I have a Rachel. She helps look after my daughters, but she isn't a nanny. She understands the perfect gift to get my husband and she shares his taste in music. Thursday night Bones is a weekly holiday because Rachel comes for dinner and television. She understands my work problems. She plays a mean game of Bananas. She's nice to our dog.
Rachel took me to meet Tori Amos and to more concerts than I can count. She did African dance with me and because she was doing it my daughter joined us too. I'll never forget those nights with the drums. They were awesome. Rachel can dance.
Rachel can write. Rachel is a snappy dresser. Rachel is an amazing teacher.
One night a while ago, Rachel was looking after our daughters while Jim and I went for a rare night out. On the way home a reckless driver totaled our car. We came home shattered and in pain. "Can you stay the night?" I asked her. For no reason really. We didn't need her for anything. Except that she's kind and good and she made us feel better by just being in the house with us. She slept on our lumpy couch. In the morning she played with the girls while Jim and I phoned insurance and stared into space.
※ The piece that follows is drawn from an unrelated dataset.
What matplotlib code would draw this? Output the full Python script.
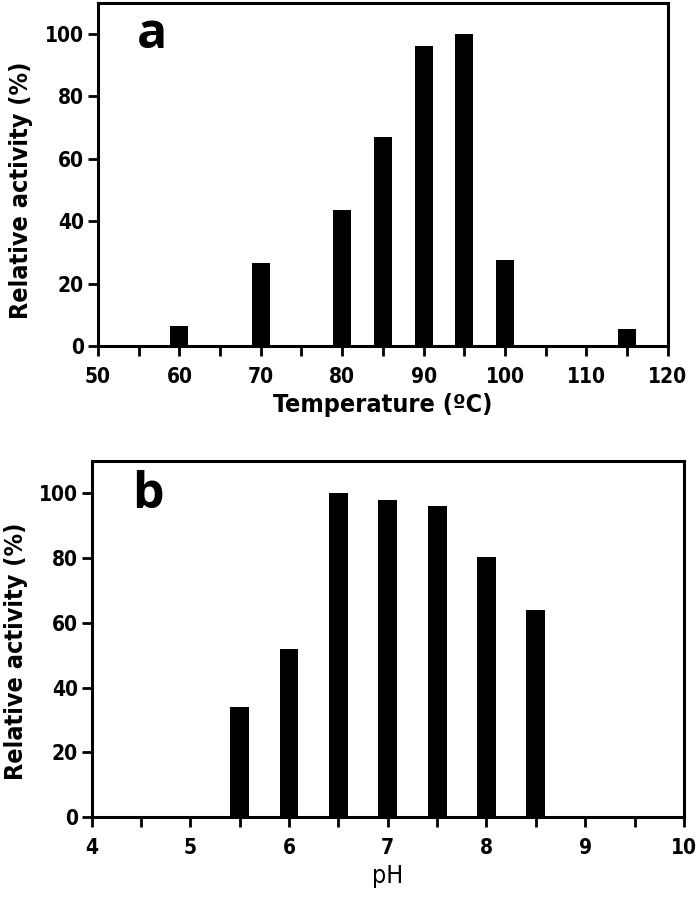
import matplotlib
matplotlib.use("Agg")
import matplotlib.pyplot as plt
from matplotlib.ticker import MultipleLocator

plt.rcParams['font.family'] = ['DejaVu Sans']
plt.rcParams['font.stretch'] = 'condensed'

temp = [60, 70, 80, 85, 90, 95, 100, 115]
temp_activity = [6.5, 26.5, 43.5, 67, 96, 100, 27.5, 5.5]
ph = [5.5, 6, 6.5, 7, 7.5, 8, 8.5]
ph_activity = [34, 52, 100, 98, 96, 80.5, 64]

fig = plt.figure(figsize=(7, 8.97), dpi=100)
ax1 = fig.add_axes([0.140, 0.614, 0.814, 0.383])
ax2 = fig.add_axes([0.131, 0.089, 0.846, 0.397])

def style(ax):
    for s in ax.spines.values():
        s.set_linewidth(2.2)
    ax.tick_params(axis='both', which='both', direction='out', width=2)
    ax.tick_params(axis='both', which='major', length=7, labelsize=15)
    ax.tick_params(axis='x', which='both', pad=8)
    ax.tick_params(axis='y', which='major', pad=3)
    ax.tick_params(axis='x', which='minor', length=7)
    ax.tick_params(axis='y', which='minor', left=False)
    for lab in ax.get_xticklabels() + ax.get_yticklabels():
        lab.set_fontweight('bold')
    ax.set_ylim(0, 110)
    ax.set_yticks([0, 20, 40, 60, 80, 100])
    ax.set_ylabel('Relative activity (%)', fontsize=18, fontweight='bold')

ax1.bar(temp, temp_activity, width=2.2, color='black')
ax1.set_xlim(50, 120)
ax1.xaxis.set_major_locator(MultipleLocator(10))
ax1.xaxis.set_minor_locator(MultipleLocator(5))
style(ax1)
ax1.yaxis.set_label_coords(-0.114, 0.455)
ax1.set_xlabel('Temperature (ºC)', fontsize=18, fontweight='bold', labelpad=4)
ax1.text(0.095, 0.905, 'a', transform=ax1.transAxes, fontsize=36, fontweight='bold',
         ha='center', va='center', family=['Open Sans', 'DejaVu Sans'], fontstretch='normal')

ax2.bar(ph, ph_activity, width=0.19, color='black')
ax2.set_xlim(4, 10)
ax2.xaxis.set_major_locator(MultipleLocator(1))
ax2.xaxis.set_minor_locator(MultipleLocator(0.5))
style(ax2)
ax2.yaxis.set_label_coords(-0.108, 0.467)
ax2.set_xlabel('pH', fontsize=18, labelpad=4)
ax2.text(0.095, 0.905, 'b', transform=ax2.transAxes, fontsize=36, fontweight='bold',
         ha='center', va='center', family=['Open Sans', 'DejaVu Sans'], fontstretch='normal')

fig.savefig('out.png', dpi=100)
In other words, she took care of us. Like she always does.
Rachel has her own family that loves her very much. I love her family too. Her dad was my favorite teacher in high school and her mother was pretty supportive of some awful hairdos I had as a teenager in the eighties. When I first met Rachel she was a day-old infant at my high school graduation party. When I met her again, she was a ninth grader in my English class. I thought how cool it was that I was able to return the favor to her dad by being the best teacher I could to his daughter.
I had no idea that I was meeting a young woman who would one day end up being one of the best friends I've ever had.
Rachel is getting married on Saturday to a nice man who is worthy of her. There is a lot going wrong in the world, but Rachel is in love and getting married this weekend so that means love is winning.
Tuesday, June 7, 2011
Whenever anybody asks me what my favorite book is I always say Sula by Toni Morrison. The reason why is because of this passage:
Sula squatted down in the dirt road and put everything down on the ground: her lunchpail, her reader, her mittens, her slate. Holding the knife in her right hand, she pulled the slate toward her and pressed her left forefinger down hard on its edge. Her aim was determined but inaccurate. She slashed off only the tip of her finger. The four boys stared open-mouthed at the wound and the scrap of flesh, like a button mushroom, curling in the cherry blood that ran into the corners of the slate.
Sula raised her eyes to them. Her voice was quiet. "If I can do that to myself, what you suppose I'll do to you?"
I've thought about that passage every single day since I first read it in 1988. There is a whole world in that passage. Words are magic and if you don't believe me I present to you that passage.
I had a long walk between home and school myself as a little girl. I met my share of scary bully boys along the way. It never came to my mind to do something like what Sula did. I wish I had. I was always more a Nel than a Sula, doing what I was supposed to do and saying what I was supposed to say and then wondering why it didn't add up to happy. Sula on the other hand is an anarchist and I love that about her.
I also happen to believe that every American should have to read Beloved as a requirement of citizenship. Toni Morrison makes me want to say things like most important writer ever. That may or may not be true but I do know that this passage is why I am writing today.